Ma, come dicevamo, questo libro racconta molto di più di una truffa "eroica" finita male. Bisogna cercare di leggere cosa c'è dietro questa biografia. E c'è appunto il romanzo, cioè il partire dal particolare per giungere al generale. E il generale è la descrizione, cruda ma anche qui totalmente realistica, dell'ambiente editoriale americano, non molto diverso da quello attuale. Un mondo ormai totalmente inserito a pieno titolo nell'"industria dello spettacolo", i cui dirigenti hanno abbandonato l'impegno culturale e lo sviluppo civile e sociale della propria nazione, ma il cui unico interesse è il profitto e i mezzi per procurarselo. Probabilmente per questo la truffa di Clifford e di Suskind ha rischiato di avere successo. Perché come spiega numerose volte Irving nel suo libro, e come viene comprovato da numerosi accadimenti, i dirigenti della McGraw Hill non credono alla storia, "volevano" crederci. Non crederci, infatti, vorrebbe dire mettere in discussione il sistema.

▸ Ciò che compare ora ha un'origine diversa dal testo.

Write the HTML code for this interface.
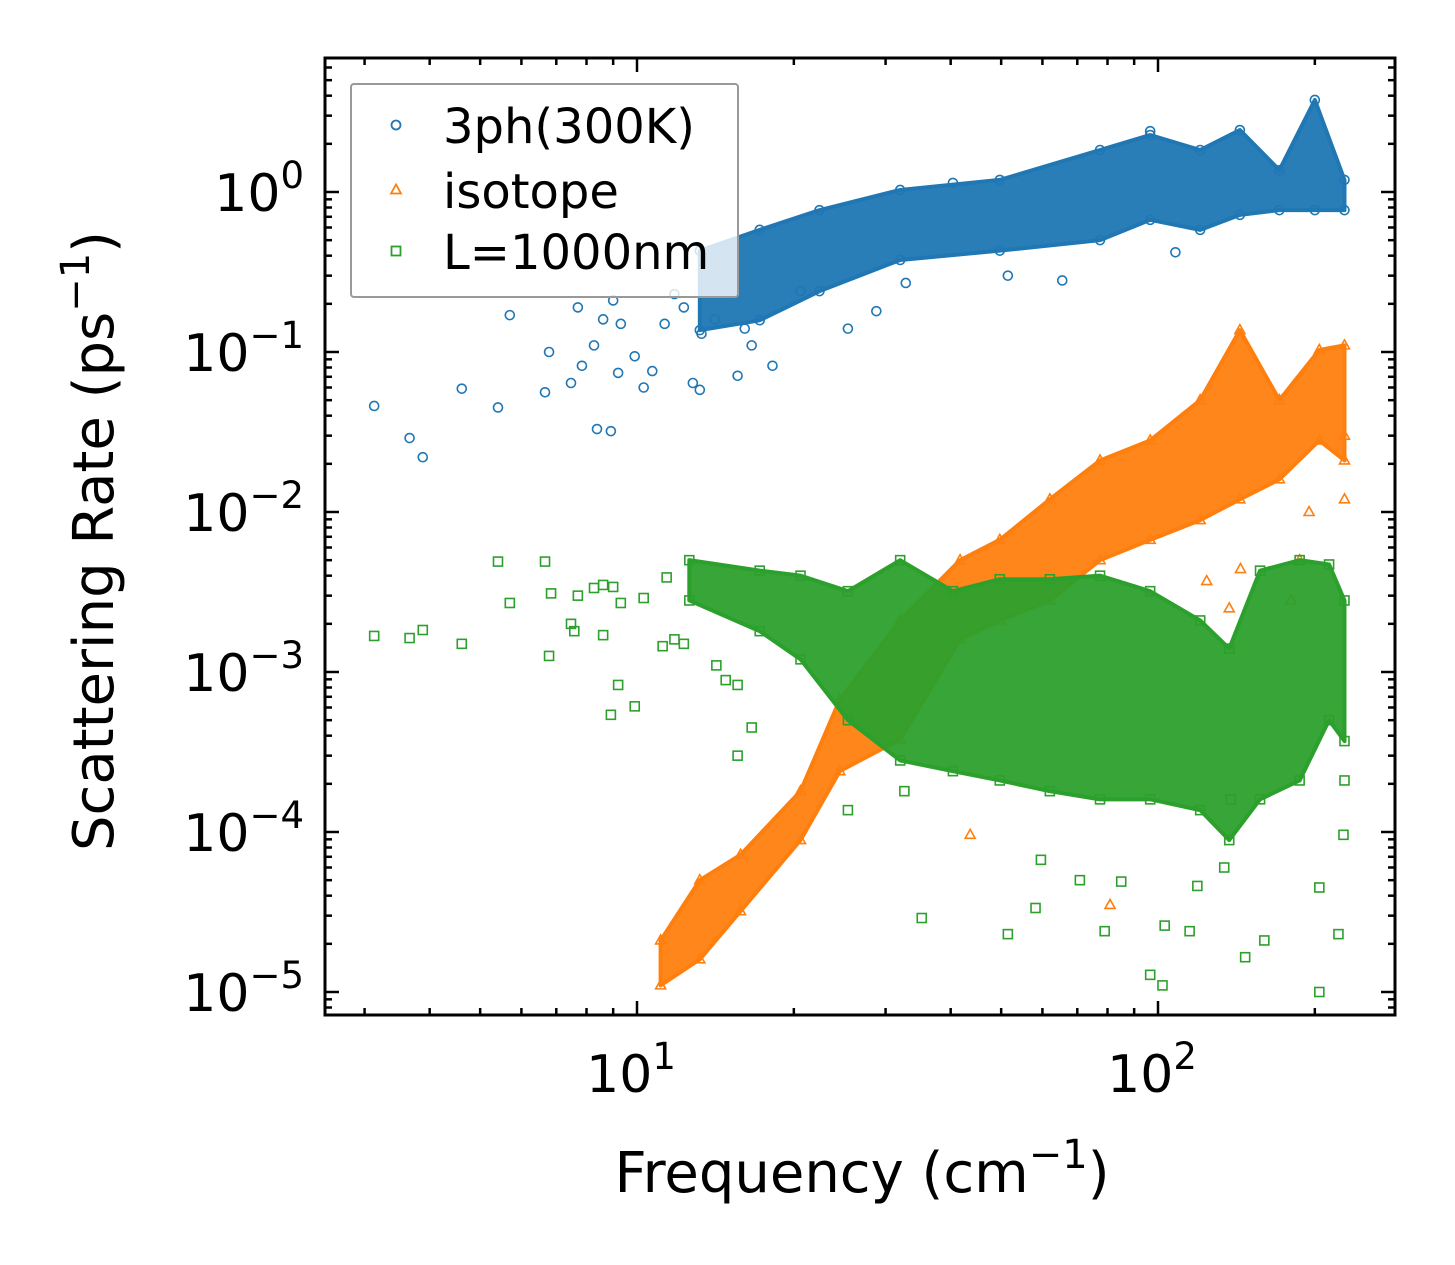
<!DOCTYPE html>
<html><head><meta charset="utf-8"><style>
html,body{margin:0;padding:0;background:#fff;}
svg{display:block;font-family:"DejaVu Sans","Liberation Sans",sans-serif;}
</style></head><body>
<svg id="chart" width="1455" height="1265" viewBox="0 0 1455 1265">
<rect x="0" y="0" width="1455" height="1265" fill="#fff"/>
<g id="series"></g>
<g id="axes"></g>
</svg>
<script>
// ---- data ----
const blueFreq=[3.13,3.66,3.88,4.61,5.41,5.70,6.66,6.78,7.47,7.70,7.84,8.27,8.38,8.61,8.91,9.0,9.2,9.31,9.9,10.3,10.7,11.3,11.8,12.3,12.8,13.2,13.3,14.1,15.6,16.1,16.6,18.2,20.6,25.4,28.8,32.8,51.5,65.5,108,40.4,96.6];
const blueRate=[0.046,0.029,0.022,0.059,0.045,0.17,0.056,0.10,0.064,0.19,0.082,0.11,0.033,0.16,0.032,0.21,0.074,0.15,0.094,0.06,0.076,0.15,0.23,0.19,0.064,0.058,0.13,0.16,0.071,0.14,0.11,0.082,0.24,0.14,0.18,0.27,0.30,0.28,0.42,1.14,2.4];
const blueBandFreq=[13.2,17.2,22.4,32.0,49.7,77.4,96.6,120.5,143.6,171,200,228];
const blueBandLo=[0.137,0.158,0.24,0.376,0.43,0.5,0.67,0.58,0.72,0.77,0.77,0.77];
const blueBandHi=[0.43,0.58,0.77,1.03,1.19,1.83,2.27,1.83,2.44,1.37,3.76,1.19];

const orangeFreq=[80.9,43.6,228,228,195,124,137,180,144,187];
const orangeRate=[3.5e-5,9.6e-5,0.03,0.012,0.01,3.7e-3,2.5e-3,2.8e-3,4.4e-3,5e-3];
const orangeBandFreq=[11.1,13.2,15.8,20.6,24.5,32,41.7,49.7,62,77.4,96.6,120.5,143.6,171,204,228];
const orangeBandLo=[1.1e-5,1.6e-5,3.2e-5,8.9e-5,2.4e-4,3.8e-4,1.6e-3,2.1e-3,2.8e-3,5e-3,6.7e-3,8.9e-3,1.2e-2,1.6e-2,2.8e-2,2.1e-2];
const orangeBandHi=[2.1e-5,5e-5,7.2e-5,1.8e-4,6.7e-4,2.1e-3,5e-3,6.7e-3,1.2e-2,2.1e-2,2.8e-2,5e-2,0.137,5e-2,0.103,0.11];

const greenFreq=[3.13,3.66,3.88,4.61,5.41,5.70,6.66,6.78,6.84,7.47,7.58,7.70,8.27,8.61,8.61,8.91,9.0,9.2,9.31,9.9,10.3,11.2,11.4,11.8,12.3,14.2,14.8,15.6,15.6,16.6,25.4,32.6,35.2,51.5,58.2,79,85,96.6,102,103,115,119,134,147,160,204,204,222,227,228,138,59.6,70.8];
const greenRate=[1.68e-3,1.63e-3,1.83e-3,1.5e-3,4.9e-3,2.7e-3,4.9e-3,1.26e-3,3.1e-3,2.0e-3,1.8e-3,3.0e-3,3.35e-3,1.7e-3,3.5e-3,5.4e-4,3.4e-3,8.3e-4,2.7e-3,6.1e-4,2.9e-3,1.45e-3,3.9e-3,1.6e-3,1.5e-3,1.1e-3,8.9e-4,8.3e-4,3.0e-4,4.5e-4,1.37e-4,1.8e-4,2.9e-5,2.3e-5,3.35e-5,2.4e-5,4.9e-5,1.28e-5,1.1e-5,2.6e-5,2.4e-5,4.6e-5,6e-5,1.65e-5,2.1e-5,4.5e-5,1.0e-5,2.3e-5,9.6e-5,2.1e-4,1.6e-4,6.7e-5,5e-5];
const greenBandFreq=[12.6,17.2,20.6,25.4,32,40.4,49.7,62,77.4,96.6,120.5,137,157,187,213,228];
const greenBandLo=[2.8e-3,1.8e-3,1.2e-3,5e-4,2.8e-4,2.4e-4,2.1e-4,1.8e-4,1.6e-4,1.6e-4,1.37e-4,8.9e-5,1.6e-4,2.1e-4,5e-4,3.7e-4];
const greenBandHi=[5e-3,4.3e-3,4.0e-3,3.2e-3,5e-3,3.2e-3,3.8e-3,3.8e-3,4e-3,3.2e-3,2.1e-3,1.4e-3,4.3e-3,5e-3,4.7e-3,2.8e-3];

const xTickVals=[10,100];
const xTickExp=["1","2"];
const yTickVals=[1,0.1,0.01,0.001,0.0001,0.00001];
const yTickExp=["0","−1","−2","−3","−4","−5"];

// ---- axes ----
const L=325,R=1395,T=58,B=1015;
const X=f=>637+521*(Math.log10(f)-1);
const Y=v=>192-160*Math.log10(v);
const NS="http://www.w3.org/2000/svg";
const S=document.getElementById('series');
const A=document.getElementById('axes');
function mk(tag,attrs,parent){const e=document.createElementNS(NS,tag);for(const k in attrs)e.setAttribute(k,attrs[k]);parent.appendChild(e);return e;}

const clip=mk('clipPath',{id:'pc'},document.getElementById('chart'));
mk('rect',{x:L,y:T,width:R-L,height:B-T},clip);
S.setAttribute('clip-path','url(#pc)');

function marker(kind,f,v,color,parent){
  const x=X(f),y=Y(v);let e;
  if(kind==='circle'){e=mk('circle',{cx:x,cy:y,r:4.5,fill:'none',stroke:color,'stroke-width':1.6},parent);}
  else if(kind==='tri'){e=mk('polygon',{points:`${x},${y-5.5} ${x-5},${y+3.5} ${x+5},${y+3.5}`,fill:'none',stroke:color,'stroke-width':1.6},parent);}
  else {e=mk('rect',{x:x-4.5,y:y-4.5,width:9,height:9,fill:'none',stroke:color,'stroke-width':1.6},parent);}
  return e;
}
function series(name,kind,color,fr,rt,bf,lo,hi){
  const g=mk('g',{},S);
  
  
  let d='';
  bf.forEach((f,i)=>{d+=(i?'L':'M')+X(f)+','+Y(hi[i]);});
  for(let i=bf.length-1;i>=0;i--)d+='L'+X(bf[i])+','+Y(lo[i]);
  const p=mk('path',{d:d+'Z',fill:color,stroke:color,'stroke-width':4,'stroke-linejoin':'round','fill-opacity':0.95},g);
  
  
  bf.forEach((f,i)=>{marker(kind,f,lo[i],color,g);marker(kind,f,hi[i],color,g);});
  fr.forEach((f,i)=>{
    const m=marker(kind,f,rt[i],color,g);
    
    
  });
}
series('3ph-300k','circle','#1f77b4',blueFreq,blueRate,blueBandFreq,blueBandLo,blueBandHi);
series('isotope','tri','#ff7f0e',orangeFreq,orangeRate,orangeBandFreq,orangeBandLo,orangeBandHi);
series('l-1000nm','square','#2ca02c',greenFreq,greenRate,greenBandFreq,greenBandLo,greenBandHi);

// frame
const fr=mk('rect',{x:L,y:T,width:R-L,height:B-T,fill:'none',stroke:'#000','stroke-width':3},A);


for(let dec=0;dec<=2;dec++){for(let m=1;m<10;m++){const f=m*Math.pow(10,dec);const x=X(f);if(x<L||x>R)continue;const len=m===1?14:7;
  mk('line',{x1:x,y1:B,x2:x,y2:B-len,stroke:'#000','stroke-width':2.5},A);
  mk('line',{x1:x,y1:T,x2:x,y2:T+len,stroke:'#000','stroke-width':2.5},A);}}
for(let dec=-6;dec<=1;dec++){for(let m=1;m<10;m++){const v=m*Math.pow(10,dec);const y=Y(v);if(y<T||y>B)continue;const len=m===1?14:7;
  mk('line',{x1:L,y1:y,x2:L+len,y2:y,stroke:'#000','stroke-width':2.5},A);
  mk('line',{x1:R,y1:y,x2:R-len,y2:y,stroke:'#000','stroke-width':2.5},A);}}
xTickVals.forEach((v,i)=>{
  const t=mk('text',{x:X(v)-6,y:1092,'font-size':52,'text-anchor':'middle'},A);
  
  
  t.innerHTML='10<tspan dy="-23" font-size="37">'+xTickExp[i]+'</tspan>';
});
yTickVals.forEach((v,i)=>{
  const t=mk('text',{x:304,y:Y(v)+19,'font-size':52,'text-anchor':'end'},A);
  
  
  t.innerHTML='10<tspan dy="-23" font-size="37">'+yTickExp[i]+'</tspan>';
});

const svg=document.getElementById('chart');
const xt=mk('text',{x:862,y:1192,'font-size':56,'text-anchor':'middle'},svg);


xt.innerHTML='Frequency (cm<tspan dy="-24" font-size="40">−1</tspan><tspan dy="24">)</tspan>';
const yt=mk('text',{x:0,y:0,'font-size':56,'text-anchor':'middle',transform:'translate(113,541) rotate(-90)'},svg);


yt.innerHTML='Scattering Rate (ps<tspan dy="-24" font-size="40">−1</tspan><tspan dy="24">)</tspan>';
const lg=mk('g',{},svg);


mk('rect',{x:351,y:84,width:387,height:213,fill:'#fff','fill-opacity':0.8,stroke:'#999','stroke-width':2,rx:3},lg);
const leg=[['3ph(300K)','#1f77b4','c',125],['isotope','#ff7f0e','t',190],['L=1000nm','#2ca02c','s',251]];
leg.forEach(([lab,col,k,y])=>{
  const e=mk('g',{},lg);
  
  
  if(k==='c')mk('circle',{cx:396,cy:y,r:4.5,fill:'none',stroke:col,'stroke-width':1.8},e);
  else if(k==='t')mk('polygon',{points:`396,${y-5.5} 391,${y+3.5} 401,${y+3.5}`,fill:'none',stroke:col,'stroke-width':1.8},e);
  else mk('rect',{x:391.5,y:y-4.5,width:9,height:9,fill:'none',stroke:col,'stroke-width':1.8},e);
  const t=mk('text',{x:443,y:y+18,'font-size':48},e);
  t.textContent=lab;
});
</script>
</body></html>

Loro credono. Vogliono credere e adesso devono credere. Vogliono credere perché questo è un colpo da maestro, bizzarro e sconvolgente; si tratta di Howard Hughes, l'uomo più ricco del pianeta e loro sono personalmente e indirettamente in combutta con lui. Possono identificarsi perché i biscotti Ores piacciono anche a loro e meravigliarsi perché Howard è capace di buttare al vento 137 milioni di dollari senza neanche pensarci. Questo è il modo in cui gli piacerebbe vivere. Non riesci a vedere l'egoismo che pervade tutto questo? La segretezza - grazie alla quale io e te siamo protetti - è quello che amano di più, è quanto li porta via dalla banalità quotidiana, in un altro mondo, il mondo in cui tutti noi sognamo di vivere, solo che non lo vogliamo veramente perché sappiamo corrispondere alla follia. La cosa più grandiosa è che in questo modo, possono viverlo in un tempo ristretto. Pur prendendone parte, si sentono al riparo grazie ad un intermediario. Io sono il loro cuscinetto tra realtà e fantasia.
Paradossalmente proprio in questa interpretazione di Clifford sta il fallimento della truffa. Howard Hughes, con tutti i suoi eccessi, con il suo andare oltre la banalità quotidiana, non era un elemento estraneo in cui riconoscersi, sognarlo ma non volerlo mai veramente realizzare. Lo stile di vita di Hughes, cioè di quella classe sociale oggi rappresentata non più da un bizzarro miliardario ma da finanzieri e grigi speculatori in giacca e cravatta, non era opposto a quello dei direttori della McGraw Hill. Facevano parte dello stesso sistema e dunque era chiaro che così come essi volevano "credere" alla truffa per non far saltare il sistema, così Hughes non l'avrebbe mai avallata per le stesse motivazioni.
Di particolare interesse nel libro di Clifford, oltre ad una scrittura chiara, semplice, lineare, con numerosi dialoghi diretti tra lui e Suskind, è anche la somiglianza ad una bottega editoriale. Infatti, leggendo il libro, al di là dell'elemento biografico e contenutistico (di cui abbiamo appena parlato), vediamo come si costruisce un romanzo. Un'operazione certo non semplice e che deriva esclusivamente dall'estro creativo. Il contrario. Vediamo dunque come Suskind e Irving girino il mondo alla ricerca delle fonti, di come stiano giorni (e notti) a scrivere e riscrivere, di come registrino e ascoltino i dialogo con il fittizio Hughes. Di come, insomma, si scrive un romanzo.
Arrivati alla fine di questa recensione non abbiamo ancora capito se The Hoax sia una biografia, un romanzo o cos'altro. Siamo certi però che sia un libro da leggere. Un'ultima nota: dal libro di Clifford Irving è stato tratto il film L'imbroglio (2007), con Richard Gere.